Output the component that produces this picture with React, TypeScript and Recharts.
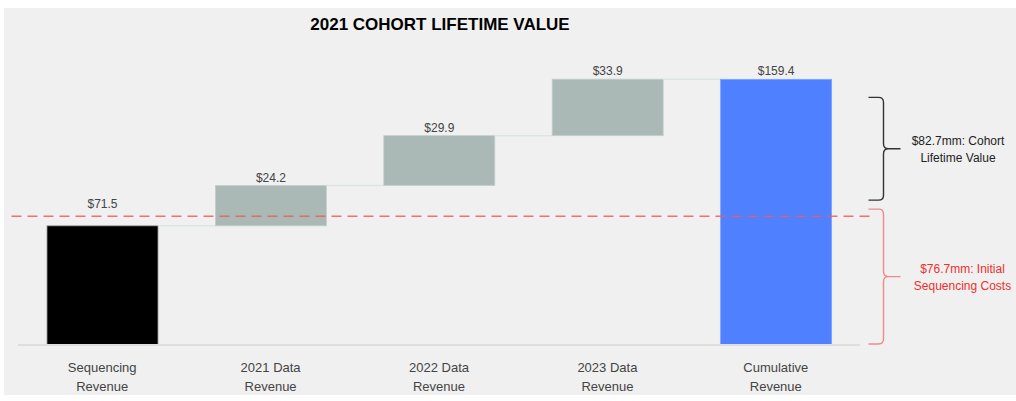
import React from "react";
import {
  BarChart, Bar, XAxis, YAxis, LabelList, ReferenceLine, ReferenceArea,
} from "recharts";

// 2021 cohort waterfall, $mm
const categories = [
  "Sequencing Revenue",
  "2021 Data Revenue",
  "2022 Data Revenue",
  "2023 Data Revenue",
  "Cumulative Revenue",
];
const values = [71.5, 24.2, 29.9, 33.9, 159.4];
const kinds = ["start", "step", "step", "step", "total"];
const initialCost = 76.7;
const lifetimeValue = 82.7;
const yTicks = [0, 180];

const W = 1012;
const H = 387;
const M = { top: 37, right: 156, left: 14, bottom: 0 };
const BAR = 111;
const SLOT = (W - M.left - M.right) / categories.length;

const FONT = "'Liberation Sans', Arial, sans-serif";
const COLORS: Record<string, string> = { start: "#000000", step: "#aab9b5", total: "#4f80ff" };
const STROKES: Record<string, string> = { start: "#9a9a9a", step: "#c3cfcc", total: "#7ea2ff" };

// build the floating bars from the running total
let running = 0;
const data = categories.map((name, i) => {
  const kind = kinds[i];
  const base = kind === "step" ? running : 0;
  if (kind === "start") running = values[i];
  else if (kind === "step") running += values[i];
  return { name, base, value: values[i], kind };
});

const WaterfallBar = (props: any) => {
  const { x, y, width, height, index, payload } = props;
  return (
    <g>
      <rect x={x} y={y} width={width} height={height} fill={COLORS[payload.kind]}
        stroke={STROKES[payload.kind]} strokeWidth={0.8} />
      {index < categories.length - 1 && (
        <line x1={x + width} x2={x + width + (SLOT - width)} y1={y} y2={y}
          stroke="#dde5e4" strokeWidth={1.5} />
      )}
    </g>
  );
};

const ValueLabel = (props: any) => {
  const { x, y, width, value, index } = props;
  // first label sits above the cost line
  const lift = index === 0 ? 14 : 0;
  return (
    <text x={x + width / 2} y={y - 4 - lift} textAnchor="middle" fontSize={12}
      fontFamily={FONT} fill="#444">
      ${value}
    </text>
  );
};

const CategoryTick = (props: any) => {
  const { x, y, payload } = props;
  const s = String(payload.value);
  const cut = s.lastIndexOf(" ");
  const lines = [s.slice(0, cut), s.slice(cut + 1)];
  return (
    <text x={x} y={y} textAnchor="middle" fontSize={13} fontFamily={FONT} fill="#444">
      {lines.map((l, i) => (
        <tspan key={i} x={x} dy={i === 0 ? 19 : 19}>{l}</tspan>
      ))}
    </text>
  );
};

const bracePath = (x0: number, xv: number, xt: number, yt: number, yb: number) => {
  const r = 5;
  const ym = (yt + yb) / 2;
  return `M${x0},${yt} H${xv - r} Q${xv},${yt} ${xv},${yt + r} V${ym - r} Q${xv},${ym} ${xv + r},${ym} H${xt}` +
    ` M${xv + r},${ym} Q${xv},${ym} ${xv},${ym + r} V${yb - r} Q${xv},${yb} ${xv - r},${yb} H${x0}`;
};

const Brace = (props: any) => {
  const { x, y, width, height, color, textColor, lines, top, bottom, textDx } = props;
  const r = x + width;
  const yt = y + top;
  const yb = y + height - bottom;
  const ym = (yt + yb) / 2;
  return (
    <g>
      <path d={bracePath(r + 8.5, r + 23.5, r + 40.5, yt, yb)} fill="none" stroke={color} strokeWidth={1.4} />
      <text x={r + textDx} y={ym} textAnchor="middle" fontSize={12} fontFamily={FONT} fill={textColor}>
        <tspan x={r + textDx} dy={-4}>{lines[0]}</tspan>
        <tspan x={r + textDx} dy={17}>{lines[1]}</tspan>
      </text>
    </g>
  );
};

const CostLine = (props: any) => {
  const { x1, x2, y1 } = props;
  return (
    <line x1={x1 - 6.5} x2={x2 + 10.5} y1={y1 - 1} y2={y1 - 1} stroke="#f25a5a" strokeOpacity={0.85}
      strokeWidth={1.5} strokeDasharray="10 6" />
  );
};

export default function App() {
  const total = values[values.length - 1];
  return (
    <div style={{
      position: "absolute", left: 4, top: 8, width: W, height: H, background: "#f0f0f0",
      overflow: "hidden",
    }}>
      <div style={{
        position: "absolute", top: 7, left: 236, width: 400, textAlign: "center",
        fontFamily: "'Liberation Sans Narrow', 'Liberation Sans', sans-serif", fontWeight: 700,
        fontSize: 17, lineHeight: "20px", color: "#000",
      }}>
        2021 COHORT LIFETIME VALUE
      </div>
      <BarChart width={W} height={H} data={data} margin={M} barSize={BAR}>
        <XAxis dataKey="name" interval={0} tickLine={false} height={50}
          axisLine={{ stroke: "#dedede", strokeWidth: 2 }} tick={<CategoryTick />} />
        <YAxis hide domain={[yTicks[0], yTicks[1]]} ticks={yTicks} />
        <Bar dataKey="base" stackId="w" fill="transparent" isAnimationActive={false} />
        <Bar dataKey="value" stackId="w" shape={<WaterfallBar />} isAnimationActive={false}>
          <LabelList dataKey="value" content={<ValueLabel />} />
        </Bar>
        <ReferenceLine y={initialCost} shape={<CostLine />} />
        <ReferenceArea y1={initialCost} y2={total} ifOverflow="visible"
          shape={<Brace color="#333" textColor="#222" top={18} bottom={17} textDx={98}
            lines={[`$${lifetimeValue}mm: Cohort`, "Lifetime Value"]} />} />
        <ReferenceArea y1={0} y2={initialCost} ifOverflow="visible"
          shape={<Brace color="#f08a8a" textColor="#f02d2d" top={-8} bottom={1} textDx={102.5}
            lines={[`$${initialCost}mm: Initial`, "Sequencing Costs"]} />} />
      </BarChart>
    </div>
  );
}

Set task
Return the listing above unchanged, apart from dropping its pictures.

In response
Output the component that produces this picture with React, TypeScript and Recharts.
import React from "react";
import {
  BarChart, Bar, XAxis, YAxis, LabelList, ReferenceLine, ReferenceArea,
} from "recharts";

// 2021 cohort waterfall, $mm
const categories = [
  "Sequencing Revenue",
  "2021 Data Revenue",
  "2022 Data Revenue",
  "2023 Data Revenue",
  "Cumulative Revenue",
];
const values = [71.5, 24.2, 29.9, 33.9, 159.4];
const kinds = ["start", "step", "step", "step", "total"];
const initialCost = 76.7;
const lifetimeValue = 82.7;
const yTicks = [0, 180];

const W = 1012;
const H = 387;
const M = { top: 37, right: 156, left: 14, bottom: 0 };
const BAR = 111;
const SLOT = (W - M.left - M.right) / categories.length;

const FONT = "'Liberation Sans', Arial, sans-serif";
const COLORS: Record<string, string> = { start: "#000000", step: "#aab9b5", total: "#4f80ff" };
const STROKES: Record<string, string> = { start: "#9a9a9a", step: "#c3cfcc", total: "#7ea2ff" };

// build the floating bars from the running total
let running = 0;
const data = categories.map((name, i) => {
  const kind = kinds[i];
  const base = kind === "step" ? running : 0;
  if (kind === "start") running = values[i];
  else if (kind === "step") running += values[i];
  return { name, base, value: values[i], kind };
});

const WaterfallBar = (props: any) => {
  const { x, y, width, height, index, payload } = props;
  return (
    <g>
      <rect x={x} y={y} width={width} height={height} fill={COLORS[payload.kind]}
        stroke={STROKES[payload.kind]} strokeWidth={0.8} />
      {index < categories.length - 1 && (
        <line x1={x + width} x2={x + width + (SLOT - width)} y1={y} y2={y}
          stroke="#dde5e4" strokeWidth={1.5} />
      )}
    </g>
  );
};

const ValueLabel = (props: any) => {
  const { x, y, width, value, index } = props;
  // first label sits above the cost line
  const lift = index === 0 ? 14 : 0;
  return (
    <text x={x + width / 2} y={y - 4 - lift} textAnchor="middle" fontSize={12}
      fontFamily={FONT} fill="#444">
      ${value}
    </text>
  );
};

const CategoryTick = (props: any) => {
  const { x, y, payload } = props;
  const s = String(payload.value);
  const cut = s.lastIndexOf(" ");
  const lines = [s.slice(0, cut), s.slice(cut + 1)];
  return (
    <text x={x} y={y} textAnchor="middle" fontSize={13} fontFamily={FONT} fill="#444">
      {lines.map((l, i) => (
        <tspan key={i} x={x} dy={i === 0 ? 19 : 19}>{l}</tspan>
      ))}
    </text>
  );
};

const bracePath = (x0: number, xv: number, xt: number, yt: number, yb: number) => {
  const r = 5;
  const ym = (yt + yb) / 2;
  return `M${x0},${yt} H${xv - r} Q${xv},${yt} ${xv},${yt + r} V${ym - r} Q${xv},${ym} ${xv + r},${ym} H${xt}` +
    ` M${xv + r},${ym} Q${xv},${ym} ${xv},${ym + r} V${yb - r} Q${xv},${yb} ${xv - r},${yb} H${x0}`;
};

const Brace = (props: any) => {
  const { x, y, width, height, color, textColor, lines, top, bottom, textDx } = props;
  const r = x + width;
  const yt = y + top;
  const yb = y + height - bottom;
  const ym = (yt + yb) / 2;
  return (
    <g>
      <path d={bracePath(r + 8.5, r + 23.5, r + 40.5, yt, yb)} fill="none" stroke={color} strokeWidth={1.4} />
      <text x={r + textDx} y={ym} textAnchor="middle" fontSize={12} fontFamily={FONT} fill={textColor}>
        <tspan x={r + textDx} dy={-4}>{lines[0]}</tspan>
        <tspan x={r + textDx} dy={17}>{lines[1]}</tspan>
      </text>
    </g>
  );
};

const CostLine = (props: any) => {
  const { x1, x2, y1 } = props;
  return (
    <line x1={x1 - 6.5} x2={x2 + 10.5} y1={y1 - 1} y2={y1 - 1} stroke="#f25a5a" strokeOpacity={0.85}
      strokeWidth={1.5} strokeDasharray="10 6" />
  );
};

export default function App() {
  const total = values[values.length - 1];
  return (
    <div style={{
      position: "absolute", left: 4, top: 8, width: W, height: H, background: "#f0f0f0",
      overflow: "hidden",
    }}>
      <div style={{
        position: "absolute", top: 7, left: 236, width: 400, textAlign: "center",
        fontFamily: "'Liberation Sans Narrow', 'Liberation Sans', sans-serif", fontWeight: 700,
        fontSize: 17, lineHeight: "20px", color: "#000",
      }}>
        2021 COHORT LIFETIME VALUE
      </div>
      <BarChart width={W} height={H} data={data} margin={M} barSize={BAR}>
        <XAxis dataKey="name" interval={0} tickLine={false} height={50}
          axisLine={{ stroke: "#dedede", strokeWidth: 2 }} tick={<CategoryTick />} />
        <YAxis hide domain={[yTicks[0], yTicks[1]]} ticks={yTicks} />
        <Bar dataKey="base" stackId="w" fill="transparent" isAnimationActive={false} />
        <Bar dataKey="value" stackId="w" shape={<WaterfallBar />} isAnimationActive={false}>
          <LabelList dataKey="value" content={<ValueLabel />} />
        </Bar>
        <ReferenceLine y={initialCost} shape={<CostLine />} />
        <ReferenceArea y1={initialCost} y2={total} ifOverflow="visible"
          shape={<Brace color="#333" textColor="#222" top={18} bottom={17} textDx={98}
            lines={[`$${lifetimeValue}mm: Cohort`, "Lifetime Value"]} />} />
        <ReferenceArea y1={0} y2={initialCost} ifOverflow="visible"
          shape={<Brace color="#f08a8a" textColor="#f02d2d" top={-8} bottom={1} textDx={102.5}
            lines={[`$${initialCost}mm: Initial`, "Sequencing Costs"]} />} />
      </BarChart>
    </div>
  );
}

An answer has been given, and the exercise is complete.